In the midst of the troubling account of David’s adultery, King David brings Bathsheba’s husband, Uriah, home from the battlefront and asks him a bizarre question (though you’d never see its strangeness in most English translations):
“When Uriah came to him, David asked how Joab was doing and how the people were doing and how the war was going.” (2 Samuel 11:7, ESV)
When you look at the sentence in Hebrew, it’s strikingly peculiar because David actually uses the Hebrew word for peace, “shalom,” three times in his question.
Literally, verse 7 reads: “David asked about the shalom of Joab, the shalom of the people and the shalom of the war.”
David wanted to know about the “peace of the war.”

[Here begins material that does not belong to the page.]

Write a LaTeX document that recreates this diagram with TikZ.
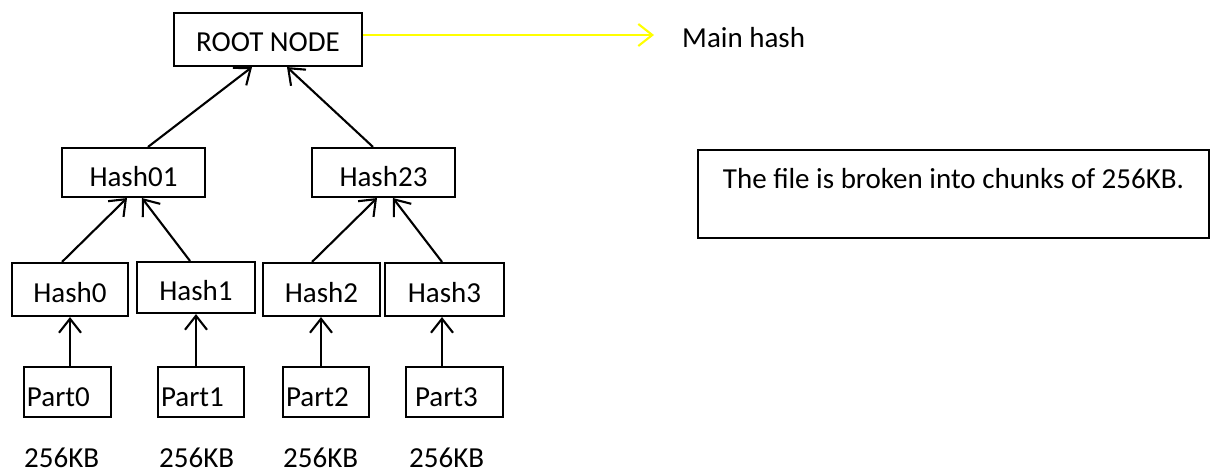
\documentclass[tikz,border=0pt]{standalone}
\usepackage{fontspec}
\setmainfont{Carlito}
\usetikzlibrary{arrows.meta}
\definecolor{hashyellow}{RGB}{255,255,0}
\tikzset{
  box/.style={draw=black, line width=2.1pt, inner sep=0pt, rectangle,
    text height=25pt, text depth=0pt, font=\fontsize{29}{34}\selectfont},
  partbox/.style={box, inner xsep=3pt, align=left, text height=28pt},
  plain/.style={inner sep=0pt, font=\fontsize{29}{34}\selectfont},
  link/.style={line width=2.1pt, -{Straight Barb[length=14pt,width=22pt]}},
}
\begin{document}
\begin{tikzpicture}[x=1pt,y=-1pt]
\useasboundingbox (0,0) rectangle (1216,473);

% tree of hashes
\node[box, minimum width=188pt, minimum height=53pt] (root) at (268,39.5) {ROOT NODE};
\node[box, minimum width=143pt, minimum height=49pt, text height=28pt] (h01) at (133.5,172.5) {Hash01};
\node[box, minimum width=143pt, minimum height=49pt, text height=28pt] (h23) at (383.5,172.5) {Hash23};

\node[box, minimum width=116pt, minimum height=53pt] (h0) at (70,289.5) {Hash0};
\node[box, minimum width=118pt, minimum height=51pt, text height=27pt] (h1) at (196,287.5) {Hash1};
\node[box, minimum width=117pt, minimum height=53pt] (h2) at (321.5,289.5) {Hash2};
\node[box, minimum width=119pt, minimum height=53pt] (h3) at (444.5,289.5) {Hash3};

% file parts
\node[partbox, text width=81pt, minimum height=50pt] (p0) at (67.5,392) {Part0};
\node[partbox, text width=80pt, minimum height=50pt] (p1) at (201,392) {Part1};
\node[partbox, text width=80pt, minimum height=50pt] (p2) at (326,392) {Part2};
\node[partbox, inner xsep=9pt, text width=79pt, minimum height=50pt] (p3) at (454.5,392) {Part3};

% chunk sizes
\node[plain, anchor=base west] (s0) at (24,467) {256KB};
\node[plain, anchor=base west] (s1) at (159,467) {256KB};
\node[plain, anchor=base west] (s2) at (283,467) {256KB};
\node[plain, anchor=base west] (s3) at (409,467) {256KB};

% parts to leaf hashes
\draw[link] (h0.south |- p0.north) -- (h0.south);
\draw[link] (h1.south |- p1.north) -- (h1.south);
\draw[link] ([xshift=-0.5pt]h2.south |- p2.north) -- ([xshift=-0.5pt]h2.south);
\draw[link] ([xshift=-2.5pt]h3.south |- p3.north) -- ([xshift=-2.5pt]h3.south);

% leaf hashes to pair hashes
\draw[link] ([xshift=-8pt]h0.north) -- ([xshift=-6.5pt]h01.south);
\draw[link] ([xshift=-6pt]h1.north) -- ([xshift=8.5pt]h01.south);
\draw[link] ([xshift=-9.5pt]h2.north) -- ([xshift=-6.5pt]h23.south);
\draw[link] ([xshift=-2.5pt]h3.north) -- ([xshift=9.5pt]h23.south);

% pair hashes to root
\draw[link] ([xshift=14.5pt]h01.north) -- ([xshift=-16pt]root.south);
\draw[link] ([xshift=-10.5pt]h23.north) -- ([xshift=19pt]root.south);

% root output
\coordinate (mainend) at (654,35);
\node[plain, anchor=base west] (main) at (682,48) {Main hash};
\draw[link, draw=hashyellow] ([yshift=4.5pt]root.east) -- (mainend);

% note
\node[box, minimum width=511pt, minimum height=88pt, text depth=35pt, text height=25pt] (note) at (953.5,194) {The file is broken into chunks of 256KB.};
\end{tikzpicture}
\end{document}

Most of us don’t like conflict. It’s unsettling. It feels stressful. We don’t want the “drama.” But the absence of conflict does not make for peace. A married couple might show no outward conflict while harboring inward resentment. When the Philistine giant Goliath taunted the Israeli soldiers day after day, Hebrew warriors fought no battle, but had no peace. Refusing to face a problem isn’t peace. And glossing over a problem doesn’t make it go away. Jeremiah prophesied about the superficiality of leaders who “have healed the wound of my people lightly saying, ‘Peace, peace,’ when there is no peace.” (Jeremiah 6:13-14, ESV)
Shalom means “complete” and “healthy” and “prosperous.”
God didn’t say “Peace, peace” when there was no peace. He came into the conflict, faced the devil directly, took our sins upon Himself, bore the battle in His own flesh, and made a spectacle of the enemy through the triumph of the resurrection. He came and loved and sacrificed and conquered so that we could be restored to right relationship with Him and others—so we could be at peace.
If life is tough and you’re facing some serious conflicts, it doesn’t mean you’re relegated to a season of no peace. You can have peace in your war. And that’s the Gospel!